* [GIVEN REQUEST]
Restate the data below word for word. Skip any images it contains.

* [GIVEN INFORMATION]
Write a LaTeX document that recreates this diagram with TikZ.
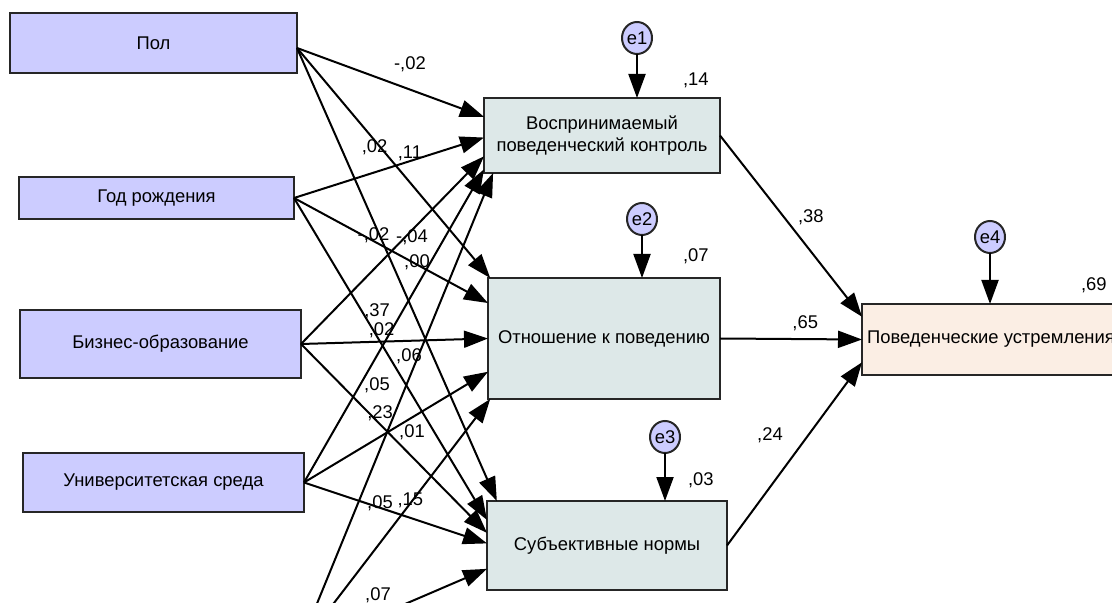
\documentclass[tikz,border=0pt]{standalone}
\usepackage{fontspec}
\setmainfont{Liberation Sans}
\usetikzlibrary{arrows.meta, positioning, calc, shapes.geometric}

\definecolor{exofill}{HTML}{CCCCFF}
\definecolor{endofill}{HTML}{DDE8E8}
\definecolor{outfill}{HTML}{FBEEE4}

\begin{document}
\begin{tikzpicture}[
  x=0.5pt, y=-0.5pt,
  every node/.style = {font=\fontsize{9.2}{11}\selectfont},
  block/.style = {draw=black!85, line width=1pt, outer sep=0pt, inner sep=2pt, align=center},
  exo/.style = {block, fill=exofill},
  endo/.style = {block, fill=endofill},
  errc/.style = {ellipse, draw=black!85, line width=1pt, fill=exofill, minimum width=15pt, minimum height=16pt, inner sep=0pt, outer sep=0pt},
  arrow/.style = {line width=1pt, -{Triangle[length=12pt, width=8.5pt]}},
  coef/.style = {inner sep=1pt}
]

  \useasboundingbox (0,0) rectangle (1112,603);
  \clip (0,0) rectangle (1112,603);

  % Exogenous variables
  \node[exo, minimum width=143.5pt, minimum height=30pt] (pol) at (153.5,43) {Пол};
  \node[exo, minimum width=137.5pt, minimum height=21pt] (god) at (156.5,198) {Год рождения};
  \node[exo, minimum width=140.5pt, minimum height=34pt] (biz) at (160.5,344) {Бизнес-образование};
  \node[exo, minimum width=140.5pt, minimum height=29.5pt] (univ) at (163.5,482.5) {Университетская среда};
  \coordinate (polout) at ([yshift=-2.5pt]pol.east);
  \coordinate (fifth) at (298,650);

  % Mediators
  \node[endo, minimum width=118pt, minimum height=37.5pt] (pbc) at (602,135.5) {Воспринимаемый\\поведенческий контроль};
  \node[endo, minimum width=116pt, minimum height=60.5pt] (otn) at (604,338.5) {Отношение к поведению};
  \node[endo, minimum width=120pt, minimum height=44.5pt] (subj) at (607,545.5) {Субъективные нормы};

  % Outcome
  \node[block, fill=outfill, minimum width=129pt, minimum height=35.5pt] (pov) at (991,339.5) {Поведенческие устремления};

  % Error terms
  \node[errc] (e1) at (637,38) {e1};
  \node[errc] (e2) at (642,219) {e2};
  \node[errc] (e3) at (665,437) {e3};
  \node[errc] (e4) at (990,237) {e4};
  \draw[arrow] (e1) -- (e1 |- pbc.north);
  \draw[arrow] (e2) -- (e2 |- otn.north);
  \draw[arrow] (e3) -- (e3 |- subj.north);
  \draw[arrow] (e4) -- (e4 |- pov.north);

  % Squared multiple correlations
  \node[coef, above left=4pt and 4.5pt of pbc.north east] (r2pbc) {,14};
  \node[coef, above left=6pt and 4.5pt of otn.north east] (r2otn) {,07};
  \node[coef, above left=5.5pt and 5.5pt of subj.north east] (r2subj) {,03};
  \node[coef, above left=4.5pt and 5.5pt of pov.north east] (r2pov) {,69};

  % Пол
  \draw[arrow] (polout) -- node[coef, pos=.604, shift={(0,-25)}] {-,02} (pbc.171);
  \draw[arrow] (polout) -- node[coef, pos=.433, shift={(-6,0)}] {,02} (otn.152);
  \draw[arrow] (polout) -- node[coef, pos=.413, shift={(-6,0)}] {-,02} (subj.158);

  % Год рождения
  \draw[arrow] (god.east) -- node[coef, pos=.363, shift={(13,-4)}] {,37} (subj.168);
  \draw[arrow] (god.east) -- node[coef, pos=.61, shift={(0,-8)}] {,11} (pbc.181);
  \draw[arrow] (god.east) -- node[coef, pos=.634, shift={(0,-2)}] {,00} (otn.163);

  % Бизнес-образование
  \draw[arrow] (biz.east) -- node[coef, pos=.607, shift={(0,7.5)}] {-,04} (pbc.190);
  \draw[arrow] (biz.east) -- node[coef, pos=.42, shift={(2,-11)}] {,02} (otn.180);
  \draw[arrow] (biz.east) -- node[coef, pos=.425, shift={(0,-11)}] {,23} (subj.174);

  % Университетская среда
  \draw[arrow] (univ.east) -- node[coef, pos=.311, shift={(17,0)}] {,05} (pbc.196);
  \draw[arrow] (univ.east) -- node[coef, pos=.587, shift={(0,15)}] {,01} (otn.196);
  \draw[arrow] (univ.east) -- node[coef, pos=.415, shift={(0,-5)}] {,05} (subj.179);

  % fifth predictor, below the frame
  \draw[arrow] (fifth) -- node[coef, pos=.615, shift={(-9,0)}] {,06} (pbc.199);
  \draw[arrow] (fifth) -- node[coef, pos=.595, shift={(-2,0)}] {,15} (otn.208);
  \draw[arrow] (fifth) -- node[coef, pos=.423, shift={(0,-20)}] {,07} (subj.191);

  % Mediators -> outcome
  \draw[arrow] (pbc.east) -- node[coef, pos=.45, shift={(27,0)}] {,38} (pov.170);
  \draw[arrow] (otn.east) -- node[coef, pos=.6, shift={(0,-16)}] {,65} (pov.west);
  \draw[arrow] (subj.east) -- node[coef, pos=.6, shift={(-38,0)}] {,24} (pov.190);

\end{tikzpicture}
\end{document}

* [TASK OUTPUT]
Write a LaTeX document that recreates this diagram with TikZ.
\documentclass[tikz,border=0pt]{standalone}
\usepackage{fontspec}
\setmainfont{Liberation Sans}
\usetikzlibrary{arrows.meta, positioning, calc, shapes.geometric}

\definecolor{exofill}{HTML}{CCCCFF}
\definecolor{endofill}{HTML}{DDE8E8}
\definecolor{outfill}{HTML}{FBEEE4}

\begin{document}
\begin{tikzpicture}[
  x=0.5pt, y=-0.5pt,
  every node/.style = {font=\fontsize{9.2}{11}\selectfont},
  block/.style = {draw=black!85, line width=1pt, outer sep=0pt, inner sep=2pt, align=center},
  exo/.style = {block, fill=exofill},
  endo/.style = {block, fill=endofill},
  errc/.style = {ellipse, draw=black!85, line width=1pt, fill=exofill, minimum width=15pt, minimum height=16pt, inner sep=0pt, outer sep=0pt},
  arrow/.style = {line width=1pt, -{Triangle[length=12pt, width=8.5pt]}},
  coef/.style = {inner sep=1pt}
]

  \useasboundingbox (0,0) rectangle (1112,603);
  \clip (0,0) rectangle (1112,603);

  % Exogenous variables
  \node[exo, minimum width=143.5pt, minimum height=30pt] (pol) at (153.5,43) {Пол};
  \node[exo, minimum width=137.5pt, minimum height=21pt] (god) at (156.5,198) {Год рождения};
  \node[exo, minimum width=140.5pt, minimum height=34pt] (biz) at (160.5,344) {Бизнес-образование};
  \node[exo, minimum width=140.5pt, minimum height=29.5pt] (univ) at (163.5,482.5) {Университетская среда};
  \coordinate (polout) at ([yshift=-2.5pt]pol.east);
  \coordinate (fifth) at (298,650);

  % Mediators
  \node[endo, minimum width=118pt, minimum height=37.5pt] (pbc) at (602,135.5) {Воспринимаемый\\поведенческий контроль};
  \node[endo, minimum width=116pt, minimum height=60.5pt] (otn) at (604,338.5) {Отношение к поведению};
  \node[endo, minimum width=120pt, minimum height=44.5pt] (subj) at (607,545.5) {Субъективные нормы};

  % Outcome
  \node[block, fill=outfill, minimum width=129pt, minimum height=35.5pt] (pov) at (991,339.5) {Поведенческие устремления};

  % Error terms
  \node[errc] (e1) at (637,38) {e1};
  \node[errc] (e2) at (642,219) {e2};
  \node[errc] (e3) at (665,437) {e3};
  \node[errc] (e4) at (990,237) {e4};
  \draw[arrow] (e1) -- (e1 |- pbc.north);
  \draw[arrow] (e2) -- (e2 |- otn.north);
  \draw[arrow] (e3) -- (e3 |- subj.north);
  \draw[arrow] (e4) -- (e4 |- pov.north);

  % Squared multiple correlations
  \node[coef, above left=4pt and 4.5pt of pbc.north east] (r2pbc) {,14};
  \node[coef, above left=6pt and 4.5pt of otn.north east] (r2otn) {,07};
  \node[coef, above left=5.5pt and 5.5pt of subj.north east] (r2subj) {,03};
  \node[coef, above left=4.5pt and 5.5pt of pov.north east] (r2pov) {,69};

  % Пол
  \draw[arrow] (polout) -- node[coef, pos=.604, shift={(0,-25)}] {-,02} (pbc.171);
  \draw[arrow] (polout) -- node[coef, pos=.433, shift={(-6,0)}] {,02} (otn.152);
  \draw[arrow] (polout) -- node[coef, pos=.413, shift={(-6,0)}] {-,02} (subj.158);

  % Год рождения
  \draw[arrow] (god.east) -- node[coef, pos=.363, shift={(13,-4)}] {,37} (subj.168);
  \draw[arrow] (god.east) -- node[coef, pos=.61, shift={(0,-8)}] {,11} (pbc.181);
  \draw[arrow] (god.east) -- node[coef, pos=.634, shift={(0,-2)}] {,00} (otn.163);

  % Бизнес-образование
  \draw[arrow] (biz.east) -- node[coef, pos=.607, shift={(0,7.5)}] {-,04} (pbc.190);
  \draw[arrow] (biz.east) -- node[coef, pos=.42, shift={(2,-11)}] {,02} (otn.180);
  \draw[arrow] (biz.east) -- node[coef, pos=.425, shift={(0,-11)}] {,23} (subj.174);

  % Университетская среда
  \draw[arrow] (univ.east) -- node[coef, pos=.311, shift={(17,0)}] {,05} (pbc.196);
  \draw[arrow] (univ.east) -- node[coef, pos=.587, shift={(0,15)}] {,01} (otn.196);
  \draw[arrow] (univ.east) -- node[coef, pos=.415, shift={(0,-5)}] {,05} (subj.179);

  % fifth predictor, below the frame
  \draw[arrow] (fifth) -- node[coef, pos=.615, shift={(-9,0)}] {,06} (pbc.199);
  \draw[arrow] (fifth) -- node[coef, pos=.595, shift={(-2,0)}] {,15} (otn.208);
  \draw[arrow] (fifth) -- node[coef, pos=.423, shift={(0,-20)}] {,07} (subj.191);

  % Mediators -> outcome
  \draw[arrow] (pbc.east) -- node[coef, pos=.45, shift={(27,0)}] {,38} (pov.170);
  \draw[arrow] (otn.east) -- node[coef, pos=.6, shift={(0,-16)}] {,65} (pov.west);
  \draw[arrow] (subj.east) -- node[coef, pos=.6, shift={(-38,0)}] {,24} (pov.190);

\end{tikzpicture}
\end{document}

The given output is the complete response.